New Delhi, Nov 30 (Inditop.com) India Inc is upbeat about the “higher than expected” growth of gross domestic product (GDP) in the second quarter this fiscal and expects the economy to return to 9 percent growth soon.
“It only shows the resilience of the Indian economy, which can remain insulated from global shocks of the most troubled times and yet achieve such a growth rate,” said Swati Piramal, president of the Associated Chambers of Commerce and Industry (Assocham).
Official data released Monday showed that the country’s GDP expanded 7.9 percent in the second quarter this fiscal, up from 6.1 percent in the first quarter.
The bulk of the recovery was led by a 9.2-percent growth in manufacturing, while mining and construction activities expanded by 9.5 percent and 6.5 percent, respectively. But the agriculture sector continued to be a major drag with a mere 0.9-percent growth.

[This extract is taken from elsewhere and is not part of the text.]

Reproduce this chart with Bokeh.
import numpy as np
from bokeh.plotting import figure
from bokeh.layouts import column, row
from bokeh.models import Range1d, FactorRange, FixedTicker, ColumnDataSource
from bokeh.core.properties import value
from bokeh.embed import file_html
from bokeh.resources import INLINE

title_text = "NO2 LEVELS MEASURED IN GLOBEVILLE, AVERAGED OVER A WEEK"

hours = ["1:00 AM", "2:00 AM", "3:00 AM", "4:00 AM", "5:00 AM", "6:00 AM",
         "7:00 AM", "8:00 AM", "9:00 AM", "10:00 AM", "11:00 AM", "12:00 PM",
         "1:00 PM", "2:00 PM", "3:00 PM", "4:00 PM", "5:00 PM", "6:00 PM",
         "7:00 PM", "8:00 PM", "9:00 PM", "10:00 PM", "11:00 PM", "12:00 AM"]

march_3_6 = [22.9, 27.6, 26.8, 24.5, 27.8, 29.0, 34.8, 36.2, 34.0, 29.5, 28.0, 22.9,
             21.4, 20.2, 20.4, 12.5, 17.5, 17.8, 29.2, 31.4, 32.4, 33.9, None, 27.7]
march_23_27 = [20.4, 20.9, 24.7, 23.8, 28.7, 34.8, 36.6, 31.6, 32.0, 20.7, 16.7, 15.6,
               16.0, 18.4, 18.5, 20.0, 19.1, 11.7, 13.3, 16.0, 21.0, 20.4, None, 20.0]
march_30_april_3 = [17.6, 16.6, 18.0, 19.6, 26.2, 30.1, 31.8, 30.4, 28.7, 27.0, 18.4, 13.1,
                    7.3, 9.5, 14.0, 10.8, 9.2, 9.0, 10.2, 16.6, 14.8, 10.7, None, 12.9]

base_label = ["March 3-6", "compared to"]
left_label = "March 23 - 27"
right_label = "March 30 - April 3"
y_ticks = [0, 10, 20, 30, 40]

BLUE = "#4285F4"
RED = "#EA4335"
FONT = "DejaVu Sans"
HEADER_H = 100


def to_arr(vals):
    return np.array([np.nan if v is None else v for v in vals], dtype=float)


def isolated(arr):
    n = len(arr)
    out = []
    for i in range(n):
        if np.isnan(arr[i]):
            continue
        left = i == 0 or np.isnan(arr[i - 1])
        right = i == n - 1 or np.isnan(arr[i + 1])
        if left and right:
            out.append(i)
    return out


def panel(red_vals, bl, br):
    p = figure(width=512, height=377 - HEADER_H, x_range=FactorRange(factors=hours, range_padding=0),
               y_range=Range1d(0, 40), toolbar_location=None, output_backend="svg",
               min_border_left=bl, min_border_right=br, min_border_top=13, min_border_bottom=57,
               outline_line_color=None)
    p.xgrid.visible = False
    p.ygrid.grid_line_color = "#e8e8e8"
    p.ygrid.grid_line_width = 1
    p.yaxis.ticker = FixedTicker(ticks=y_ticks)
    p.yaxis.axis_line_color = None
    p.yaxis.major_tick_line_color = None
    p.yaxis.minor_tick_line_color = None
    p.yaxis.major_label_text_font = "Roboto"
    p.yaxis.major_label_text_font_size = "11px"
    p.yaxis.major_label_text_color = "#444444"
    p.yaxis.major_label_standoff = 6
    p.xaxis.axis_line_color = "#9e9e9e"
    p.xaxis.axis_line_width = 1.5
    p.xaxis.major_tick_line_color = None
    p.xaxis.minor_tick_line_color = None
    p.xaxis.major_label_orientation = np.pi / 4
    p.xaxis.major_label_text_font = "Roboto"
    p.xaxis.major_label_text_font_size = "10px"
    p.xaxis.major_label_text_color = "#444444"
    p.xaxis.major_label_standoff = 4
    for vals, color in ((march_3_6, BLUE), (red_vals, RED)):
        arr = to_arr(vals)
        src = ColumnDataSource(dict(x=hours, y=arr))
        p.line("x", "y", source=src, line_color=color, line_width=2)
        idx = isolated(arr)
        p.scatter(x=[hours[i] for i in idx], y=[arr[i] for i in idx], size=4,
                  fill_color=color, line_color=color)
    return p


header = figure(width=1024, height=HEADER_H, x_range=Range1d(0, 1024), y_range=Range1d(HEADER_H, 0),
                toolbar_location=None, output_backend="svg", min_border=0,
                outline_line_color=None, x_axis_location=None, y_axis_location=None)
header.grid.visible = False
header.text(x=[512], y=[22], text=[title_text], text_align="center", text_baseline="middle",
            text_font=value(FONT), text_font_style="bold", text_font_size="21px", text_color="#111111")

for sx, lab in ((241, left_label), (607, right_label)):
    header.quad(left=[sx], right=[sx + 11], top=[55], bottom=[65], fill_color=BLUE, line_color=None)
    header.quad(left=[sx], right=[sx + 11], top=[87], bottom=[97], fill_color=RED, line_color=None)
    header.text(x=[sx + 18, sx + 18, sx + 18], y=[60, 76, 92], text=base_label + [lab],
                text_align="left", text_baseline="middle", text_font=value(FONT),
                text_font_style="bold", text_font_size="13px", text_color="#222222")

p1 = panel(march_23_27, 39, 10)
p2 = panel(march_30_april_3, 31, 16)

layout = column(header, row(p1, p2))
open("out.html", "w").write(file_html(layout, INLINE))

“Agriculture and its related sectors still remain grey areas and a matter of serious concern, as growth is hardly happening in them,” Piramal said.
According to the Federation of Indian Chambers of Commerce and Industry (FICCI), the latest GDP figures “are a further confirmation of the Indian economy’s recovery”.
“At this rate, we feel we can look to a near 7 percent growth for the whole year,” FICCI president Harshpati Singhania said.
“This spurt in GDP growth is remarkable because it comes despite the poor performance in the agriculture sector.”
However, the FICCI president said the situation in the second half should be watched closely “as agriculture is likely to lag behind and commodity and energy prices are on the rise”.
The Confederation of Indian Industry (CII), another industry lobby, said the strong growth figures indicated that India’s stimulus measures were “effective” in reversing the impact of the slowdown.
“In fact, some of the strength in the GDP data is due to a sharp increase of over 25 percent in government spending during this quarter,” CII secretary general Chandrajeet Banerjee said.
He warned that the growth rate could moderate once the impact of this high spending fades away over the next two quarters.
Contrary to the claims of some experts that the high GDP growth would let the country’s central bank tighten its monetary policy, Banerjee said the Reserve Bank of India (RBI) should maintain the key rates at the current levels.
“It would be important for RBI to maintain policy rates at the current levels in order to prevent the growth momentum from slackening.”
Global rating agency Moody’s also predicted a “quicker” return of the Indian economy to its trend growth rate.
“India may experience a quicker return towards its trend growth rate of around 9 percent than had earlier been anticipated,” Moody’s said.
According to the rating agency, though there are signals of an upturn in the economy, policymakers are unlikely to withdraw the stimulus measures in near future.
Despite the weak agriculture growth figures, “the year-on-year real GDP is likely to accelerate further in the fourth quarter, with consumer and business confidence improving while government spending continues to expand strongly,” it said.